Provided data →
--- Begin ---

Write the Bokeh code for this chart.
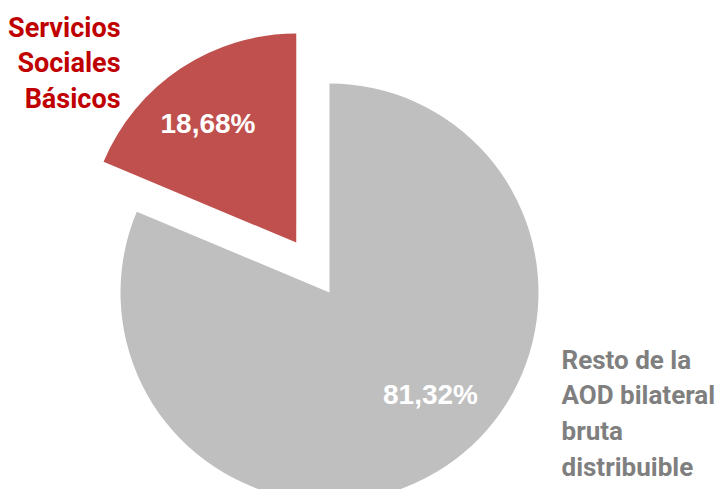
import math
from bokeh.plotting import figure
from bokeh.models import Range1d
from bokeh.core.properties import value
from bokeh.embed import file_html
from bokeh.resources import INLINE

# ---- data ----
categories = ["Servicios Sociales Básicos", "Resto de la AOD bilateral bruta distribuible"]
values = [18.68, 81.32]
pct_labels = ["18,68%", "81,32%"]
red_label_lines = ["Servicios", "Sociales", "Básicos"]
gray_label_lines = ["Resto de la", "AOD bilateral", "bruta", "distribuible"]

# ---- layout / style ----
W, H = 717, 489
slice_colors = ["#C0504D", "#BFBFBF"]
label_colors = ["#C00000", "#7F7F7F"]
cx, cy_screen = 329, 292
R = 209
explode = [60, 0]
TXT_SHIFT = 9  # compensate baseline placement

def sy(y_screen):
    return H - y_screen

p = figure(width=W, height=H, output_backend="svg", toolbar_location=None,
           x_range=Range1d(0, W), y_range=Range1d(0, H),
           x_axis_type=None, y_axis_type=None, min_border=0)
p.grid.visible = False
p.outline_line_color = None
p.background_fill_color = "white"
p.border_fill_color = "white"

total = sum(values)
start = math.pi / 2
for i, v in enumerate(values):
    sweep = v / total * 2 * math.pi
    end = start + sweep
    mid = (start + end) / 2
    x0 = cx + explode[i] * math.cos(mid)
    y0 = sy(cy_screen) + explode[i] * math.sin(mid)
    p.wedge(x=[x0], y=[y0], radius=R, start_angle=[start], end_angle=[end],
            direction="anticlock", fill_color=slice_colors[i], line_color=None)
    start = end

# percentage labels
pct_pos = [(207.5, 132), (430, 403)]
for (lx, ly), t in zip(pct_pos, pct_labels):
    p.text(x=[lx], y=[sy(ly - TXT_SHIFT)], text=[t], text_align="center",
           text_baseline="alphabetic",
           text_font=value("Liberation Sans"), text_font_style="bold",
           text_font_size="28px", text_color="white")

# category labels
for k, t in enumerate(red_label_lines):
    p.text(x=[120], y=[sy(36 + 35.5 * k - TXT_SHIFT)], text=[t], text_align="right",
           text_baseline="alphabetic", text_font=value("Roboto"),
           text_font_style="bold", text_font_size="27px", text_color=label_colors[0])
for k, t in enumerate(gray_label_lines):
    p.text(x=[561], y=[sy(368 + 35.7 * k - TXT_SHIFT)], text=[t], text_align="left",
           text_baseline="alphabetic", text_font=value("Roboto"),
           text_font_style="bold", text_font_size="26px", text_color=label_colors[1])

open("out.html", "w").write(file_html(p, INLINE))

--- End ---

Exercise → Replicate the material above verbatim; images stay out of the copy.

Response for this exercise →
Write the Bokeh code for this chart.
import math
from bokeh.plotting import figure
from bokeh.models import Range1d
from bokeh.core.properties import value
from bokeh.embed import file_html
from bokeh.resources import INLINE

# ---- data ----
categories = ["Servicios Sociales Básicos", "Resto de la AOD bilateral bruta distribuible"]
values = [18.68, 81.32]
pct_labels = ["18,68%", "81,32%"]
red_label_lines = ["Servicios", "Sociales", "Básicos"]
gray_label_lines = ["Resto de la", "AOD bilateral", "bruta", "distribuible"]

# ---- layout / style ----
W, H = 717, 489
slice_colors = ["#C0504D", "#BFBFBF"]
label_colors = ["#C00000", "#7F7F7F"]
cx, cy_screen = 329, 292
R = 209
explode = [60, 0]
TXT_SHIFT = 9  # compensate baseline placement

def sy(y_screen):
    return H - y_screen

p = figure(width=W, height=H, output_backend="svg", toolbar_location=None,
           x_range=Range1d(0, W), y_range=Range1d(0, H),
           x_axis_type=None, y_axis_type=None, min_border=0)
p.grid.visible = False
p.outline_line_color = None
p.background_fill_color = "white"
p.border_fill_color = "white"

total = sum(values)
start = math.pi / 2
for i, v in enumerate(values):
    sweep = v / total * 2 * math.pi
    end = start + sweep
    mid = (start + end) / 2
    x0 = cx + explode[i] * math.cos(mid)
    y0 = sy(cy_screen) + explode[i] * math.sin(mid)
    p.wedge(x=[x0], y=[y0], radius=R, start_angle=[start], end_angle=[end],
            direction="anticlock", fill_color=slice_colors[i], line_color=None)
    start = end

# percentage labels
pct_pos = [(207.5, 132), (430, 403)]
for (lx, ly), t in zip(pct_pos, pct_labels):
    p.text(x=[lx], y=[sy(ly - TXT_SHIFT)], text=[t], text_align="center",
           text_baseline="alphabetic",
           text_font=value("Liberation Sans"), text_font_style="bold",
           text_font_size="28px", text_color="white")

# category labels
for k, t in enumerate(red_label_lines):
    p.text(x=[120], y=[sy(36 + 35.5 * k - TXT_SHIFT)], text=[t], text_align="right",
           text_baseline="alphabetic", text_font=value("Roboto"),
           text_font_style="bold", text_font_size="27px", text_color=label_colors[0])
for k, t in enumerate(gray_label_lines):
    p.text(x=[561], y=[sy(368 + 35.7 * k - TXT_SHIFT)], text=[t], text_align="left",
           text_baseline="alphabetic", text_font=value("Roboto"),
           text_font_style="bold", text_font_size="26px", text_color=label_colors[1])

open("out.html", "w").write(file_html(p, INLINE))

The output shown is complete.